Entre ellos, sin embargo, no faltaron los que se comprometieron plenamente con el cambio en la convicción de que el arribo de la democracia estaba al alcance de la mano como pocas veces (una “cuarta ola” de expansión democrática en la probable versión del fallecido Huntignton) mientras que otros, que se expresaron a través de los medios de comunicación, lo hicieron con el interés frívolo y cuasi cabalístico de “caer en el lado correcto de la historia”.


En este marco, no sabemos cuál fue el rol del Embajador de Estados Unidos en Libia. Lo que queda claro es que este dignísimo funcionario fue atrapado por una realidad más turbia de la que él previó.


En ella interactuaron (o pudieron interactuar) irresponsables ciudadanos norteamericano que tienden a abusar de sus libertades (en este caso, el bárbaro que produjo la película agraviante al Islam), extremistas musulmanes que aprovecharon la oportunidad para dar un golpe de mano e incrementar su poder que no se expresa en mayoría, terroristas que sobreviven mimetizados entre la población (el caso de Al Qaeda), partidarios remanentes del régimen derribado (gadafistas de resentimiento homicida) y huestes armadas con partes del arsenal sustraído a las fuerzas armadas derrotadas.


El amplio espectro de estos grupos muestran el nivel de anarquía que se ha instalado en Libia (y quizás en otros países del arco de la “primavera árabe”), la consecuente fragilidad del gobierno de circunstancias que allí opera y la ausencia de fuerzas de estabilización cuya presencia corresponde disponer a la ONU (que no cuenta con los medios necesarios) y a las potencias mayores (que no tienen posibilidad económica ni estratégica de distraer más tropas cuando están de salida de los escenarios de Asia Central).


Ello muestra la debilidad la comunidad internacional en el área acrecentada por la crisis económica así como las limitaciones de la primera potencia para realizar uno de sus intereses fundamentales (la promoción eficiente de la democracia) sin que haya sustituto capaz o dispuesto para ejercer ese rol.


En el lado pesimista ello indica que la afirmación de la democracia en esa parte del mundo será más lenta y complicada de lo que se preveía. Y en el lado optimista, lo ocurrido en Libia sugiere que, en tanto no existe fuerza organizada capaz de resistir el cambio, la democracia se asentará allá tarde o temprano aunque con las características propias del escenario.


Pero, al respecto, hay también una evidencia intermedia: la realidad de que el antinorteamericanismo es una fuerza capaz de generar violencia mayor y que ésta se extiende a manifestaciones antioccidentales en el mundo islámico (los ataques a embajadas de Alemania). El huntingtoniano “choque de civilizaciones” está presente entre las diversas facciones islámicas (Zakaria) y puede reinstalar esa visión de Occidente en el conjunto de la cultura islámica.

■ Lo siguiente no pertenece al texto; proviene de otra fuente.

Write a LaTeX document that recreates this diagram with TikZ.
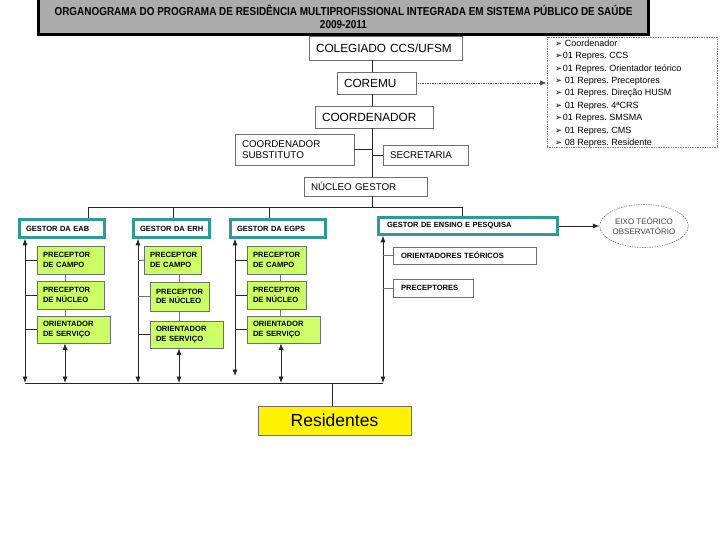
\documentclass[tikz,border=0pt]{standalone}
\usepackage{fontspec}
\setmainfont{Liberation Sans}
\newfontfamily\dvfont{DejaVu Sans}
\usetikzlibrary{shapes.geometric,arrows.meta}
\definecolor{titlegray}{RGB}{172,172,172}
\definecolor{tealb}{RGB}{46,154,154}
\definecolor{limefill}{RGB}{204,255,102}
\definecolor{bordergray}{RGB}{110,110,110}
\newcommand{\blt}{{\dvfont\fontsize{8.5}{8.5}\selectfont ➢}}
\begin{document}
\frenchspacing
\begin{tikzpicture}[x=1pt,y=-1pt,
  box/.style={draw=bordergray, line width=0.8pt, fill=white, inner xsep=7pt, inner ysep=0pt, align=left},
  gestor/.style={draw=tealb, line width=2.6pt, fill=white, inner xsep=6.5pt, inner ysep=0pt, align=left, font=\fontsize{7.5}{9}\selectfont\bfseries, minimum height=18pt},
  gbox/.style={draw=bordergray, line width=0.7pt, fill=limefill, inner xsep=6pt, inner ysep=0pt, align=left, font=\fontsize{7.6}{9.3}\selectfont\bfseries},
  link/.style={line width=0.7pt, draw=black!85},
  glink/.style={line width=0.7pt, draw=black!55},
  tip/.style={-{Latex[length=6.5pt,width=5pt]}},
  dbl/.style={link, {Latex[length=6.5pt,width=5pt]}-{Latex[length=6.5pt,width=5pt]}},
]
\useasboundingbox (0,0) rectangle (720,540);

% title
\node[draw=black, line width=3pt, fill=titlegray, minimum width=610pt, minimum height=36pt, inner sep=0pt, align=center, font=\fontsize{11.5}{13.5}\selectfont\bfseries] (title) at (343.5,17)
 {\scalebox{0.865}[1]{ORGANOGRAMA DO PROGRAMA DE RESIDÊNCIA MULTIPROFISSIONAL INTEGRADA EM SISTEMA PÚBLICO DE SAÚDE}\\\scalebox{0.865}[1]{2009-2011}};

\coordinate (cx) at (372,0);

% top chain
\node[box, font=\fontsize{11.8}{13}\selectfont, minimum width=153pt, text width=139pt, minimum height=24pt] (col) at (385.5,48) {COLEGIADO CCS/UFSM};
\node[box, font=\fontsize{11.8}{13}\selectfont, minimum width=79pt, text width=65pt, minimum height=22pt] (coremu) at (376.5,83) {COREMU};
\node[box, font=\fontsize{11.8}{13}\selectfont, minimum width=118pt, text width=104pt, minimum height=22pt] (coord) at (374,117) {COORDENADOR};
\node[box, font=\fontsize{9.8}{11.5}\selectfont, minimum width=119pt, text width=105pt, minimum height=31pt] (sub) at (294.5,149.5) {COORDENADOR\\SUBSTITUTO};
\node[box, font=\fontsize{9.8}{11}\selectfont, minimum width=85pt, text width=71pt, minimum height=20pt] (sec) at (425.5,155) {SECRETARIA};
\node[box, font=\fontsize{9.8}{11}\selectfont, minimum width=123pt, text width=109pt, minimum height=19pt] (nuc) at (365.5,186.5) {NÚCLEO GESTOR};

\draw[link] (col.south -| cx) -- (coremu.north -| cx);
\draw[link] (coremu.south -| cx) -- (coord.north -| cx);
\draw[link] (coord.south -| cx) -- (nuc.north -| cx);
\draw[link] (sub.east) -- (sub.east -| cx);
\draw[link] (sec.west) -- (sec.west -| cx);

% list box
\node[draw=gray, densely dotted, line width=0.7pt, minimum width=170pt, minimum height=110pt, inner sep=0pt] (list) at (632,92) {};
\node[anchor=north west, align=left, inner sep=0pt, font=\fontsize{9}{12.4}\selectfont] (items) at (555,39.5)
 {\blt\ Coordenador\\
  \blt\hspace{0.5pt}01 Repres. CCS\\
  \blt\hspace{0.5pt}01 Repres. Orientador teórico\\
  \blt\ 01 Repres. Preceptores\\
  \blt\ 01 Repres. Direção HUSM\\
  \blt\ 01 Repres. 4ªCRS\\
  \blt\hspace{0.5pt}01 Repres. SMSMA\\
  \blt\ 01 Repres. CMS\\
  \blt\ 08 Repres. Residente};
\draw[line width=0.7pt, draw=black!70, densely dotted, -{Latex[length=6.5pt,width=5pt]}] (coremu.east) -- (coremu.east -| list.west);

% gestores
\node[gestor, minimum width=85pt, text width=72pt] (eab) at (62,228.5) {GESTOR DA EAB};
\node[gestor, minimum width=76pt, text width=63pt] (erh) at (171.5,228.5) {\mbox{GESTOR DA ERH}};
\node[gestor, minimum width=95pt, text width=82pt] (egps) at (278,228.5) {GESTOR DA EGPS};
\node[gestor, minimum width=179pt, text width=162pt, inner xsep=8.5pt, minimum height=17pt] (ens) at (468,226) {GESTOR DE ENSINO E PESQUISA};

\node[ellipse, draw=gray, dash pattern=on 1.5pt off 1pt, line width=0.6pt, minimum width=78pt, minimum height=43pt, inner sep=0pt, align=center, font=\fontsize{8}{10}\selectfont, text=black!75] (eixo) at (644,226) {EIXO TEÓRICO\\OBSERVATÓRIO};
\draw[link, tip] (ens.east) -- (eixo.west);

% top bus
\coordinate (busT) at (372,207);
\coordinate (t1) at (88,207);
\coordinate (t2) at (173,207);
\coordinate (t3) at (269,207);
\coordinate (t4) at (462,207);
\draw[link] (nuc.south -| cx) -- (busT);
\draw[link] (t1) -- (t4);
\draw[link] (t1) -- (t1 |- eab.north);
\draw[link] (t2) -- (t2 |- erh.north);
\draw[link] (t3) -- (t3 |- egps.north);
\draw[link] (t4) -- (t4 |- ens.north);

% green boxes EAB
\node[gbox, minimum width=67pt, text width=55pt, minimum height=28pt] (c1) at (70.5,260) {PRECEPTOR\\DE CAMPO};
\node[gbox, minimum width=67pt, text width=55pt, minimum height=28pt] (n1) at (70.5,295) {PRECEPTOR\\DE NÚCLEO};
\node[gbox, minimum width=73pt, text width=61pt, minimum height=27pt] (o1) at (73.5,329.5) {ORIENTADOR\\DE SERVIÇO};
% ERH
\node[gbox, minimum width=57pt, text width=45pt, minimum height=28pt] (c2) at (172.5,260) {PRECEPTOR\\DE CAMPO};
\node[gbox, minimum width=59pt, text width=47pt, minimum height=29pt] (n2) at (179.5,296.5) {PRECEPTOR\\DE NÚCLEO};
\node[gbox, minimum width=73pt, text width=61pt, minimum height=27pt] (o2) at (186.5,334.5) {ORIENTADOR\\DE SERVIÇO};
% EGPS
\node[gbox, minimum width=59pt, text width=47pt, minimum height=28pt] (c3) at (276.5,260) {PRECEPTOR\\DE CAMPO};
\node[gbox, minimum width=59pt, text width=47pt, minimum height=28pt] (n3) at (276.5,295) {PRECEPTOR\\DE NÚCLEO};
\node[gbox, minimum width=73pt, text width=61pt, minimum height=27pt] (o3) at (283.5,329.5) {ORIENTADOR\\DE SERVIÇO};

% Ensino sub boxes
\node[box, font=\fontsize{7.6}{9}\selectfont\bfseries, minimum width=143pt, text width=127pt, inner xsep=8pt, minimum height=17pt] (ot) at (464.5,255.5) {ORIENTADORES TEÓRICOS};
\node[box, font=\fontsize{7.6}{9}\selectfont\bfseries, minimum width=80pt, text width=64pt, inner xsep=8pt, minimum height=18pt] (pr) at (433,288) {PRECEPTORES};

% column connectors
\coordinate (m1) at (65,0);
\coordinate (m2) at (179,0);
\coordinate (m3) at (280,0);
\draw[glink] (c1.south -| m1) -- (n1.north -| m1);
\draw[glink] (n1.south -| m1) -- (o1.north -| m1);
\draw[glink] (c2.south -| m2) -- (n2.north -| m2);
\draw[glink] (n2.south -| m2) -- (o2.north -| m2);
\draw[glink] (c3.south -| m3) -- (n3.north -| m3);
\draw[glink] (n3.south -| m3) -- (o3.north -| m3);

% bottom bus
\coordinate (b1) at (25,383);
\coordinate (b2) at (65,383);
\coordinate (b3) at (138,383);
\coordinate (b4) at (179,383);
\coordinate (b5) at (281,383);
\coordinate (b6) at (383,383);
\coordinate (e3) at (235,376);
\coordinate (br) at (332,383);
\draw[link] (b1) -- (b6);

% left verticals
\draw[dbl] (eab.south -| b1) -- (b1);
\draw[dbl] (erh.south -| b3) -- (b3);
\draw[dbl] (egps.south -| e3) -- (e3);
\draw[dbl] (ens.south -| b6) -- (b6);

% branches
\draw[link] (c1.west -| b1) -- (c1.west);
\draw[link] (n1.west -| b1) -- (n1.west);
\draw[link] (o1.west -| b1) -- (o1.west);
\draw[glink] (c2.west -| b3) -- (c2.west);
\draw[glink] (n2.west -| b3) -- (n2.west);
\draw[link] (o2.west -| b3) -- (o2.west);
\draw[link] (c3.west -| e3) -- (c3.west);
\draw[link] (n3.west -| e3) -- (n3.west);
\draw[link] (o3.west -| e3) -- (o3.west);
\draw[glink] (ot.west -| b6) -- (ot.west);
\draw[glink] (pr.west -| b6) -- (pr.west);

% double arrows from orientadores
\draw[dbl] (o1.south -| b2) -- (b2);
\draw[dbl] (o2.south -| b4) -- (b4);
\draw[dbl] (o3.south -| b5) -- (b5);

% residentes
\node[draw=bordergray, line width=0.8pt, fill=yellow, minimum width=153pt, minimum height=29pt, inner sep=0pt, font=\fontsize{17.5}{20}\selectfont] (res) at (334.5,420.5) {Residentes};
\draw[link] (br) -- (br |- res.north);
\end{tikzpicture}
\end{document}
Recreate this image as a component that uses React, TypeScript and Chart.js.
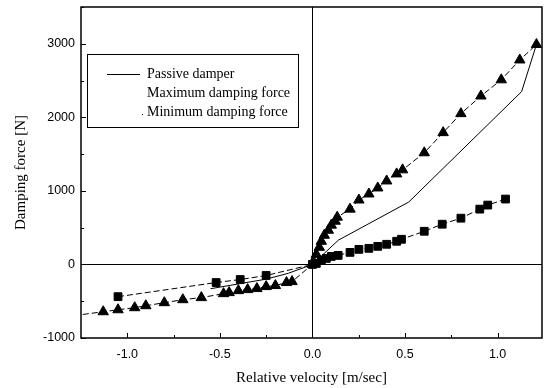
import React, { useEffect, useRef } from "react";
import { Chart, registerables } from "chart.js";

Chart.register(...registerables);

// Tick labels / axis ranges
const xTicks = [-1.0, -0.5, 0.0, 0.5, 1.0];
const yTicks = [-1000, 0, 1000, 2000, 3000];

// Passive damper (solid line)
const passiveX = [-0.55, -0.25, -0.13, 0, 0.14, 0.52, 1.13, 1.21];
const passiveY = [-330, -200, -120, 0, 330, 848, 2350, 2990];

// Maximum damping force (triangles)
const maxX = [-1.24, -1.13, -1.05, -0.96, -0.9, -0.8, -0.7, -0.6, -0.48, -0.45, -0.4, -0.35, -0.3, -0.25, -0.2, -0.14, -0.11, 0, 0.005, 0.021, 0.037, 0.048, 0.064, 0.086, 0.102, 0.123, 0.134, 0.203, 0.251, 0.305, 0.353, 0.401, 0.455, 0.487, 0.604, 0.706, 0.802, 0.91, 1.02, 1.12, 1.21];
const maxY = [-680, -643, -616, -588, -561, -520, -479, -451, -397, -383, -356, -342, -328, -301, -287, -246, -233, 0, 41, 137, 233, 315, 397, 465, 534, 588, 643, 752, 876, 958, 1040, 1135, 1231, 1286, 1518, 1792, 2050, 2290, 2510, 2780, 2990];

// Minimum damping force (squares)
const minX = [-1.05, -0.52, -0.39, -0.25, 0, 0.021, 0.048, 0.075, 0.102, 0.139, 0.203, 0.251, 0.305, 0.353, 0.401, 0.455, 0.481, 0.604, 0.701, 0.802, 0.904, 0.947, 1.043];
const minY = [-438, -246, -205, -150, 0, 14, 55, 82, 109, 123, 164, 205, 219, 246, 274, 315, 342, 451, 547, 629, 752, 807, 889];

const labels = ["Passive damper", "Maximum damping force", "Minimum damping force"];

const toPts = (xs: number[], ys: number[]) => xs.map((x, i) => ({ x, y: ys[i] }));

const framePlugin = {
  id: "frame",
  beforeDatasetsDraw(chart: any) {
    const { ctx, chartArea: a, scales } = chart;
    const xs = scales.x, ys = scales.y;
    ctx.save();
    ctx.strokeStyle = "#000";
    ctx.lineWidth = 1;
    const x0 = Math.round(xs.getPixelForValue(0)) + 0.5;
    const y0 = Math.round(ys.getPixelForValue(0)) + 0.5;
    ctx.beginPath();
    ctx.moveTo(x0, a.top); ctx.lineTo(x0, a.bottom);
    ctx.moveTo(a.left, y0); ctx.lineTo(a.right, y0);
    ctx.stroke();
    ctx.beginPath();
    for (let v = -1000; v <= 3500; v += 500) {
      const y = Math.round(ys.getPixelForValue(v)) + 0.5;
      const len = v % 1000 === 0 ? 5 : 3;
      ctx.moveTo(a.left, y); ctx.lineTo(a.left + len, y);
    }
    for (let k = -4; k <= 4; k++) {
      const v = k * 0.25;
      const x = Math.round(xs.getPixelForValue(v)) + 0.5;
      const len = k % 2 === 0 ? 5 : 3;
      ctx.moveTo(x, a.bottom); ctx.lineTo(x, a.bottom - len);
    }
    ctx.stroke();
    ctx.lineWidth = 1.5;
    ctx.strokeRect(a.left, a.top, a.right - a.left, a.bottom - a.top);
    ctx.restore();
  },
  afterDraw(chart: any) {
    const { ctx, chartArea: a } = chart;
    const bx = a.left + 6, by = a.top + 47, bw = 211, bh = 73;
    ctx.save();
    ctx.fillStyle = "#fff";
    ctx.fillRect(bx, by, bw, bh);
    ctx.strokeStyle = "#000";
    ctx.lineWidth = 1;
    ctx.strokeRect(bx + 0.5, by + 0.5, bw, bh);
    ctx.font = "14px 'Liberation Serif', serif";
    ctx.fillStyle = "#000";
    ctx.textBaseline = "middle";
    const rows = [20, 39, 58];
    ctx.beginPath();
    ctx.moveTo(bx + 20, by + rows[0] + 0.5);
    ctx.lineTo(bx + 53, by + rows[0] + 0.5);
    ctx.stroke();
    labels.forEach((t, i) => ctx.fillText(t, bx + 60, by + rows[i]));
    ctx.fillRect(bx + 55, by + rows[2] + 2, 1, 1);
    ctx.restore();
  },
};

export default function App() {
  const ref = useRef<HTMLCanvasElement>(null);
  useEffect(() => {
    if (!ref.current) return;
    const tickFont = { family: "'Liberation Sans', Arial, sans-serif", size: 12.5 };
    const chart = new Chart(ref.current, {
      type: "scatter",
      data: {
        datasets: [
          {
            label: labels[0],
            data: toPts(passiveX, passiveY),
            showLine: true,
            borderColor: "#000",
            borderWidth: 1,
            pointRadius: 0,
            backgroundColor: "#000",
          },
          {
            label: labels[1],
            data: toPts(maxX, maxY),
            showLine: true,
            borderColor: "#000",
            borderWidth: 1,
            borderDash: [6, 3],
            pointStyle: "triangle",
            pointRadius: maxX.map((x) => (x < -1.2 ? 0 : 6)),
            backgroundColor: "#000",
            pointBorderColor: "#000",
          },
          {
            label: labels[2],
            data: toPts(minX, minY),
            showLine: true,
            borderColor: "#000",
            borderWidth: 1,
            borderDash: [6, 3],
            pointStyle: "rect",
            pointRadius: 5.5,
            backgroundColor: "#000",
            pointBorderColor: "#000",
          },
        ],
      },
      options: {
        animation: false,
        responsive: false,
        layout: { padding: { top: 7, right: 2, left: 0, bottom: 0 } },
        plugins: { legend: { display: false }, tooltip: { enabled: false } },
        scales: {
          x: {
            type: "linear",
            min: -1.25,
            max: 1.24,
            grid: { display: false, drawTicks: false },
            border: { display: false },
            afterBuildTicks: (s: any) => {
              s.ticks = xTicks.map((v) => ({ value: v }));
            },
            afterFit: (s: any) => {
              s.height = 50;
              s.paddingLeft = 0;
              s.paddingRight = 0;
            },
            ticks: {
              color: "#000",
              font: tickFont,
              padding: 9,
              maxRotation: 0,
              callback: (v: any) => Number(v).toFixed(1),
            },
            title: {
              display: true,
              text: "Relative velocity [m/sec]",
              color: "#000",
              font: { family: "'Liberation Serif', serif", size: 15 },
              padding: { top: 0, bottom: 1 },
            },
          },
          y: {
            type: "linear",
            min: -1000,
            max: 3500,
            grid: { display: false, drawTicks: false },
            border: { display: false },
            afterBuildTicks: (s: any) => {
              s.ticks = yTicks.map((v) => ({ value: v }));
            },
            afterFit: (s: any) => {
              s.width = 81;
              s.paddingTop = 0;
              s.paddingBottom = 0;
            },
            ticks: {
              color: "#000",
              font: tickFont,
              padding: 6,
              callback: (v: any) => String(v),
            },
            title: {
              display: true,
              text: "Damping force [N]",
              color: "#000",
              font: { family: "'Liberation Serif', serif", size: 15 },
              padding: { top: 12, bottom: 0 },
            },
          },
        },
      },
      plugins: [framePlugin],
    });
    return () => chart.destroy();
  }, []);
  return (
    <div style={{ position: "fixed", left: 0, top: 0, width: 549, height: 388, background: "#fff" }}>
      <canvas ref={ref} width={549} height={388} />
    </div>
  );
}
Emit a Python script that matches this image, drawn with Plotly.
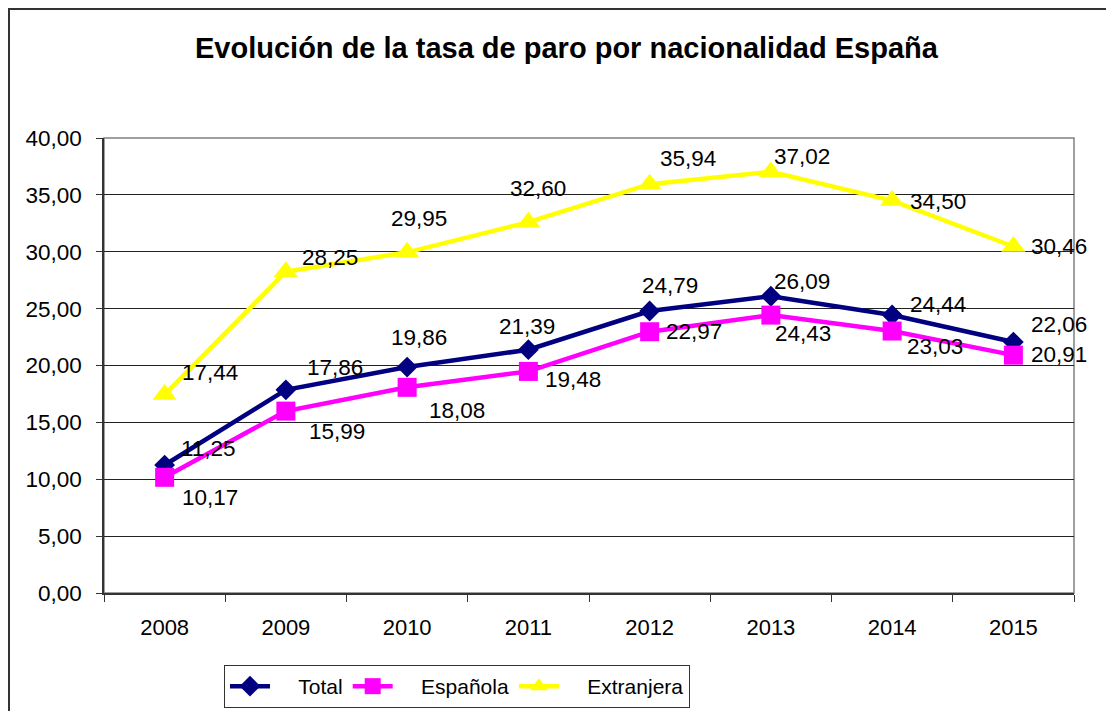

Que ello no ocurra no dependerá de ningún factor de poder aislado, interno o externo, en la sociedad árabe. Pero podrá administrarse mejor mediante una vigorosa campaña de influencia externa (de la que no debiera estar ausente América Latina) y del agrupamiento de fuerzas para prevenir o intervenir en una guerra material (de la que Siria es ya un escenario real e Irán uno potencialmente inminente). Pero si la lógica del conflicto interno logra perdurar y ésta es seguida por la lógica de la guerra (la palestino-israelí, entre otras), los intentos de prevención serán extremadamente costosos (en el sentido de la persistencia del caos) y quizás insuficientes para atisbar la paz en el área.


La barbarie ocurrida en Bengasi no es un hecho aislado ni ha sido un accidente. Los países de Occidente deben expresar su predisposición a empeñarse en la tarea de que en el Medio Oriente no se instalen regímenes hostiles a esa civilización. Y también redoblar esfuerzos para que allí se adopten órdenes internos democráticos y económicamente eficaces. De ello dependerá el progreso futuro de las poblaciones en el área y su adecuada inserción en el mundo moderno.